# Cant do a crucial scan in in linux



## playme123 (Jun 20, 2007)

I want to upgrade my ram but I like to use crucial which works fine on windows but when try to run a scan in linux it wont let me is there any way I can find out what ram is suitable for my system


----------



## briealeida (Jun 3, 2007)

The manufacturer's website would be a good place to start.


----------



## InterKnight (Oct 19, 2004)

What are the specs on the computer which you want to upgrade the RAM for? I can try to look into it for you.

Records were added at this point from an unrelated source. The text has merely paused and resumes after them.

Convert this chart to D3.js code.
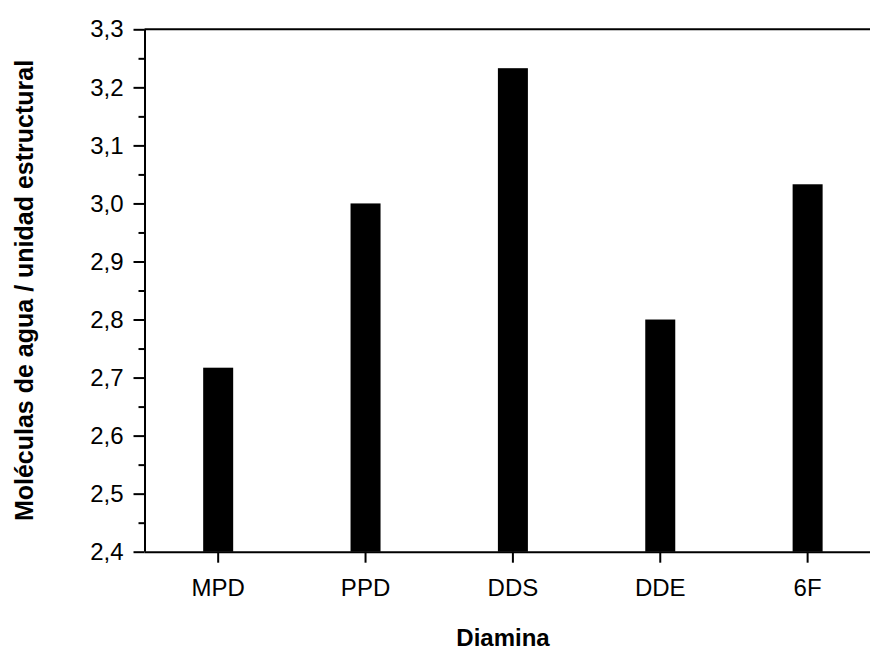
<!DOCTYPE html>
<html><head><meta charset="utf-8">
<script src="https://cdn.jsdelivr.net/npm/d3@7"></script>
<style>body{margin:0;background:#fff}svg{display:block}text{font-family:"Liberation Sans",Arial,sans-serif}</style>
</head><body>
<svg id="c" width="870" height="653"></svg>
<script>
const categories = ["MPD","PPD","DDS","DDE","6F"];
const values = [2.717, 3.0, 3.233, 2.8, 3.033];
const majorTicks = [2.4,2.5,2.6,2.7,2.8,2.9,3.0,3.1,3.2,3.3];
const minorTicks = [2.45,2.55,2.65,2.75,2.85,2.95,3.05,3.15,3.25];
const xTitle = "Diamina";
const yTitle = "Moléculas de agua / unidad estructural";

const svg = d3.select("#c");
const L = 144.5, R = 881.3, T = 29.3, B = 551.7;
const x = d3.scaleBand().domain(categories).range([L, R]).padding(0);
const y = d3.scaleLinear().domain([2.4, 3.3]).range([B, T]);
const barW = 30;

svg.append("g").selectAll("rect").data(values).join("rect")
  .attr("x", (d,i) => x(categories[i]) + x.bandwidth()/2 - barW/2)
  .attr("y", d => y(d))
  .attr("width", barW)
  .attr("height", d => B - y(d))
  .attr("fill", "#000");

svg.append("line").attr("x1", L).attr("x2", 870).attr("y1", T).attr("y2", T)
  .attr("stroke", "#000").attr("stroke-width", 2);

const fmt = d => d3.format(".1f")(d).replace(".", ",");
const yAxis = svg.append("g").attr("transform", `translate(${L},0)`)
  .call(d3.axisLeft(y).tickValues(majorTicks).tickFormat(fmt).tickSize(11).tickPadding(10));
svg.append("g").attr("transform", `translate(${L},0)`)
  .call(d3.axisLeft(y).tickValues(minorTicks).tickFormat("").tickSize(6))
  .select(".domain").remove();
const xAxis = svg.append("g").attr("transform", `translate(0,${B})`)
  .call(d3.axisBottom(x).tickSize(11).tickPadding(16));

svg.selectAll(".domain").attr("stroke-width", 2);
svg.selectAll(".tick line").attr("stroke-width", 2);
xAxis.select(".domain").attr("d", `M${L},0.5H870`);
yAxis.select(".domain").attr("d", `M0.5,${B}V${T}`);
svg.selectAll(".tick text").attr("font-size", 24).attr("font-family", '"Liberation Sans",Arial,sans-serif').attr("fill","#000");

svg.append("text").attr("x", 503).attr("y", 646).attr("text-anchor", "middle")
  .attr("font-size", 24).attr("font-weight", "bold").text(xTitle);
svg.append("text").attr("transform", `translate(33,${(T+B)/2}) rotate(-90)`)
  .attr("text-anchor", "middle").attr("font-size", 25).attr("font-weight", "bold").text(yTitle);
</script>
</body></html>
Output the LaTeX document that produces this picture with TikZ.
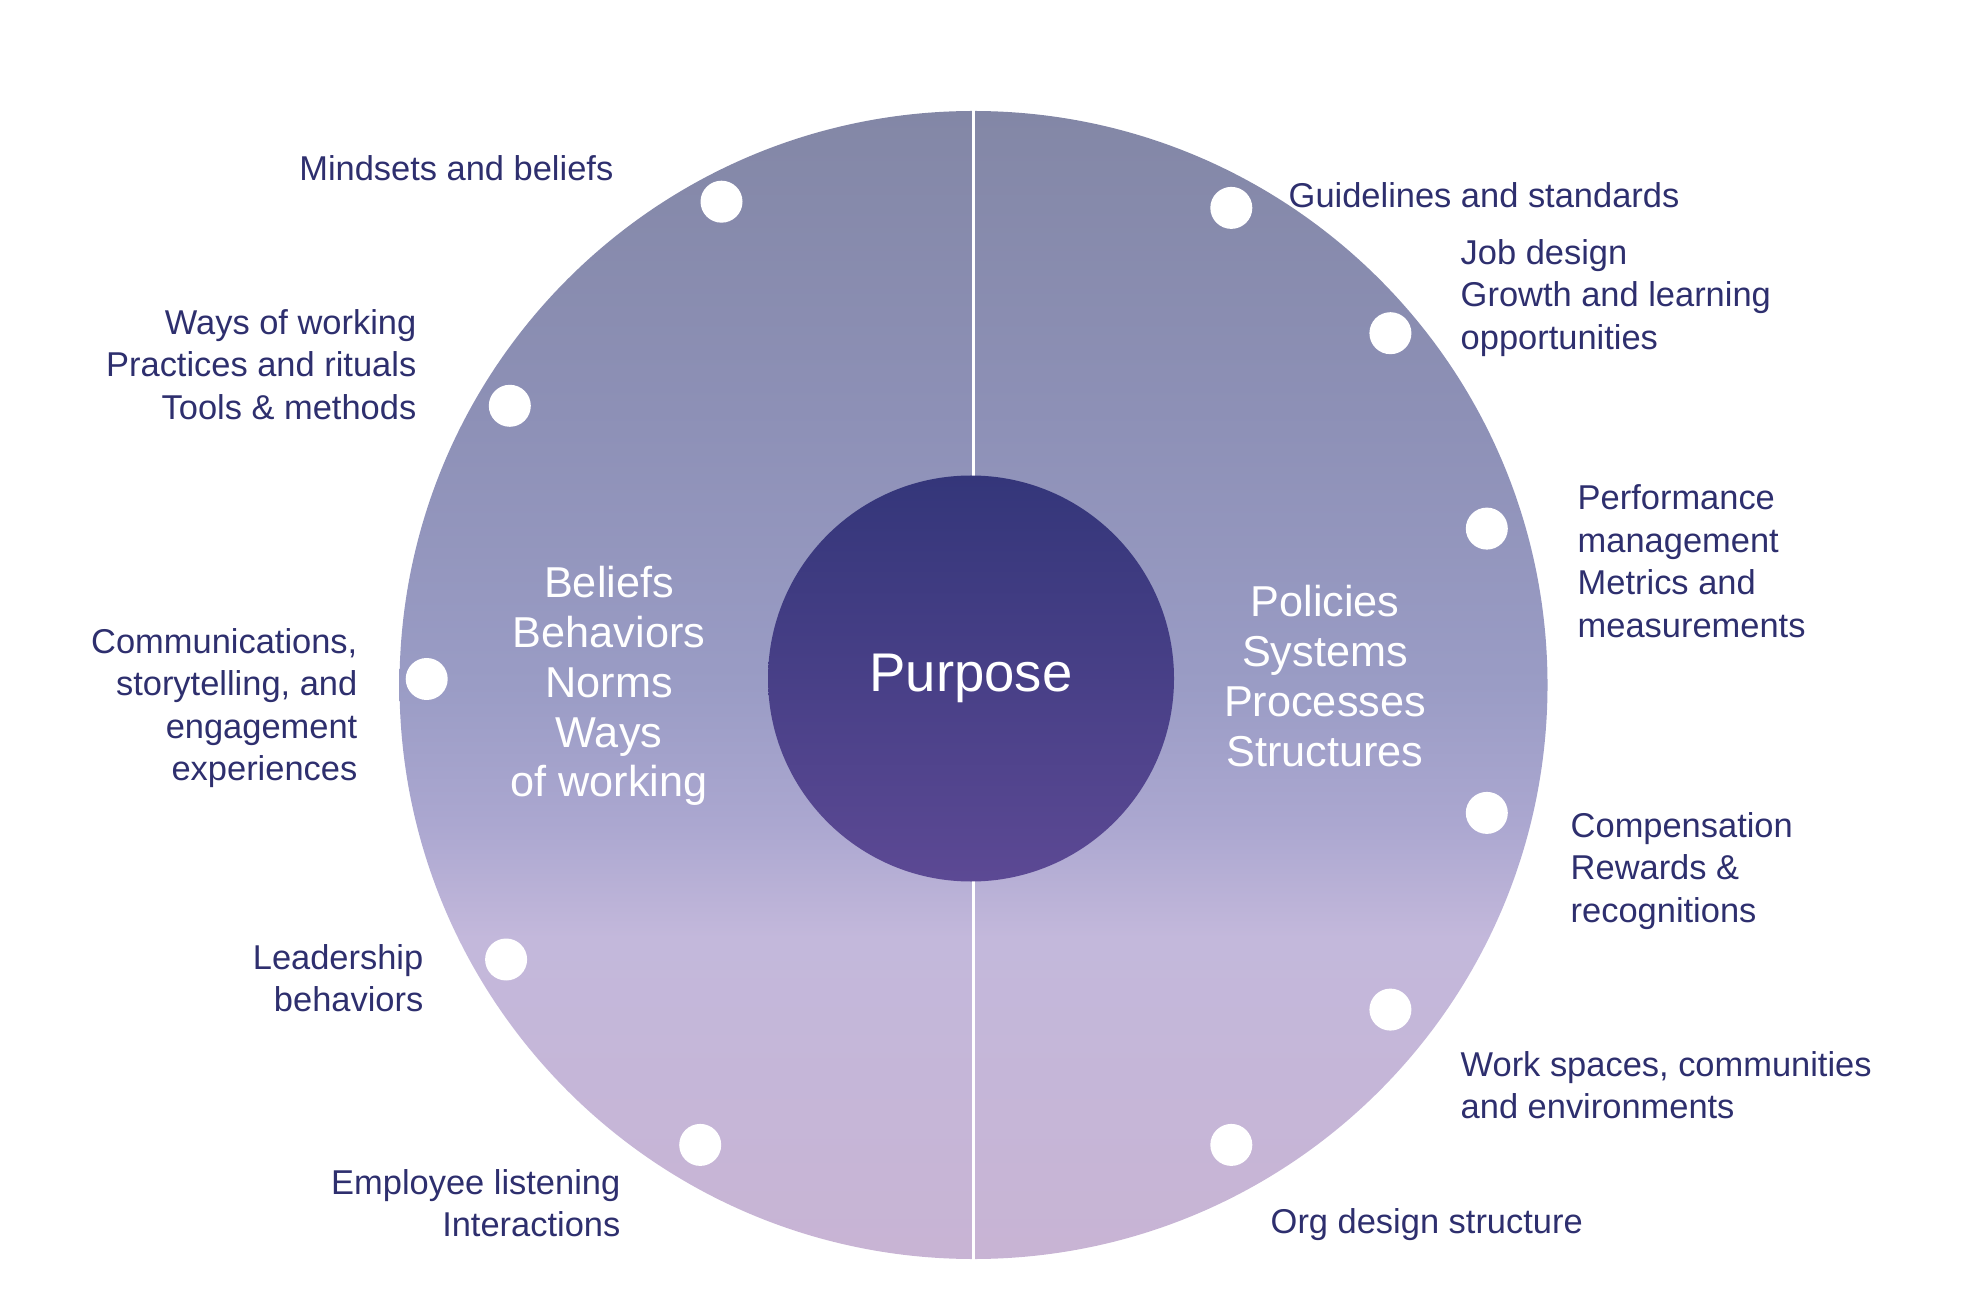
\documentclass[tikz,border=0pt]{standalone}
\usepackage{fontspec}
\setmainfont{Liberation Sans}
\usepackage{tikz}
\usetikzlibrary{positioning}

\definecolor{labelnavy}{HTML}{2E2F6E}
\definecolor{ringtop}{HTML}{8387A6}
\definecolor{ringblue}{HTML}{8D90B6}
\definecolor{ringmid}{HTML}{9A9CC5}
\definecolor{ringmidb}{HTML}{ABA7D0}
\definecolor{ringlilac}{HTML}{C3B8DB}
\definecolor{ringlow}{HTML}{C8B4D4}
\definecolor{hubtop}{HTML}{34367A}
\definecolor{hubbottom}{HTML}{5C4994}

\pgfdeclareverticalshading{ringshade}{100bp}{color(0bp)=(ringlow); color(25bp)=(ringlow);
  color(39bp)=(ringlilac); color(44bp)=(ringmidb); color(50bp)=(ringmid);
  color(62bp)=(ringblue); color(75bp)=(ringtop); color(100bp)=(ringtop)}

\begin{document}
\begin{tikzpicture}[
    lbl/.style={font=\fontsize{9.8}{12.1}\selectfont, text=labelnavy, inner sep=0pt},
    inlbl/.style={font=\fontsize{12.3}{14.2}\selectfont, text=white, align=center, inner sep=0pt},
    dot/.style={circle, fill=white, minimum size=0.42cm, inner sep=0pt}
  ]
    \useasboundingbox (0,0) rectangle (19.64,-13.06);

    % outer ring and the split line
    \node[circle, minimum size=11.48cm, inner sep=0pt, shading=ringshade] (ring) at (9.735,-6.85) {};
    \draw[white, line width=0.9pt] (ring.north) -- (ring.south);

    % centre
    \node[circle, minimum size=4.06cm, inner sep=0pt, top color=hubtop, bottom color=hubbottom,
          text=white, font=\fontsize{15.5}{18}\selectfont] (hub) at (9.71,-6.785) {Purpose};

    \node[inlbl] (culture) at (6.09,-6.86) {Beliefs\\Behaviors\\Norms\\Ways\\of working};
    \node[inlbl] (system)  at (13.25,-6.76) {Policies\\Systems\\Processes\\Structures};

    % dots, left half
    \node[dot] (mindsetsdot)   at (7.215,-2.017) {};
    \node[dot] (waysdot)       at (5.098,-4.058) {};
    \node[dot] (commsdot)      at (4.267,-6.79) {};
    \node[dot] (leadershipdot) at (5.061,-9.595) {};
    \node[dot] (listeningdot)  at (7.002,-11.449) {};
    % dots, right half
    \node[dot] (guidelinesdot)   at (12.313,-2.079) {};
    \node[dot] (jobdot)          at (13.904,-3.332) {};
    \node[dot] (performancedot)  at (14.868,-5.286) {};
    \node[dot] (compensationdot) at (14.868,-8.129) {};
    \node[dot] (workspacesdot)   at (13.904,-10.096) {};
    \node[dot] (orgdot)          at (12.313,-11.449) {};

    % labels, left
    \node[lbl, anchor=east, align=right] (mindsets)   at (6.14,-1.68) {Mindsets and beliefs};
    \node[lbl, anchor=east, align=right] (ways)       at (4.17,-3.645) {Ways of working\\Practices and rituals\\Tools \& methods};
    \node[lbl, anchor=east, align=right] (comms)      at (3.58,-7.08) {Communications,\\storytelling, and\\engagement\\experiences};
    \node[lbl, anchor=east, align=right] (leadership) at (4.24,-9.78) {Leadership\\behaviors};
    \node[lbl, anchor=east, align=right] (listening)  at (6.21,-12.03) {Employee listening\\Interactions};
    % labels, right
    \node[lbl, anchor=west, align=left] (guidelines)   at (12.88,-1.95) {Guidelines and standards};
    \node[lbl, anchor=west, align=left] (job)          at (14.60,-2.98) {Job design\\Growth and learning\\opportunities};
    \node[lbl, anchor=west, align=left] (performance)  at (15.77,-5.61) {Performance\\management\\Metrics and\\measurements};
    \node[lbl, anchor=west, align=left] (compensation) at (15.70,-8.71) {Compensation\\Rewards \&\\recognitions};
    \node[lbl, anchor=west, align=left] (workspaces)   at (14.60,-10.85) {Work spaces, communities\\and environments};
    \node[lbl, anchor=west, align=left] (org)          at (12.70,-12.25) {Org design structure};
\end{tikzpicture}
\end{document}
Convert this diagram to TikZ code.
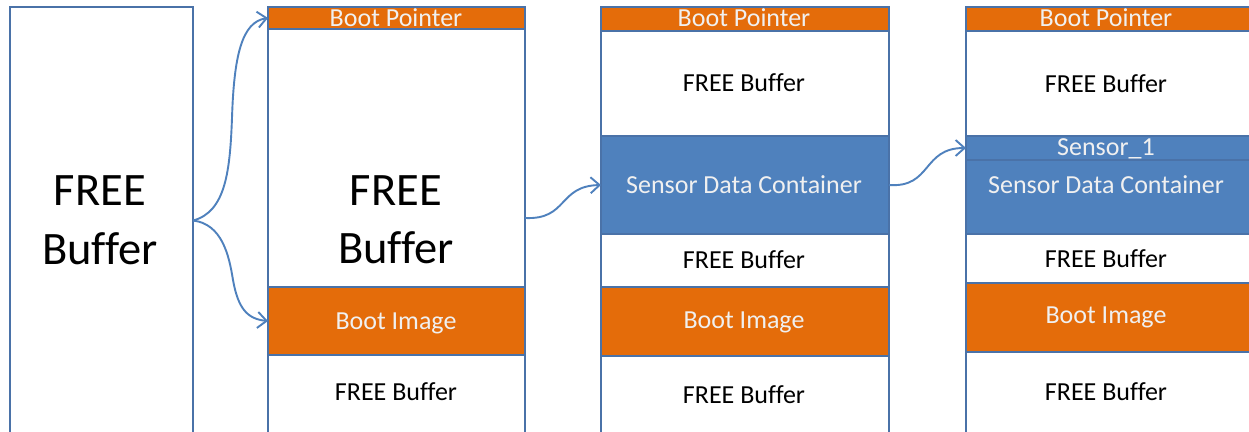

I wont' be able to write back for a bit, though, as I'll be leaving for church in a short while.


----------



## playme123 (Jun 20, 2007)

http://support.packardbell.com/uk/item/index.php?pn=PB34301501&t=1409
that is the desktop ive got thanks


----------



## playme123 (Jun 20, 2007)

think this is the ram it will take but not sure
* DDR2 400 / DDR2533 / DDR2 667, 2 banks
* Support for up to 4 GB system memory


----------



## briealeida (Jun 3, 2007)

This is the memory support page for your machine.

http://support.packardbell.com/uk/item/index.php?i=instr_memory_upgrade&ppn=PB34301501


----------



## playme123 (Jun 20, 2007)

cheers thanks alot


----------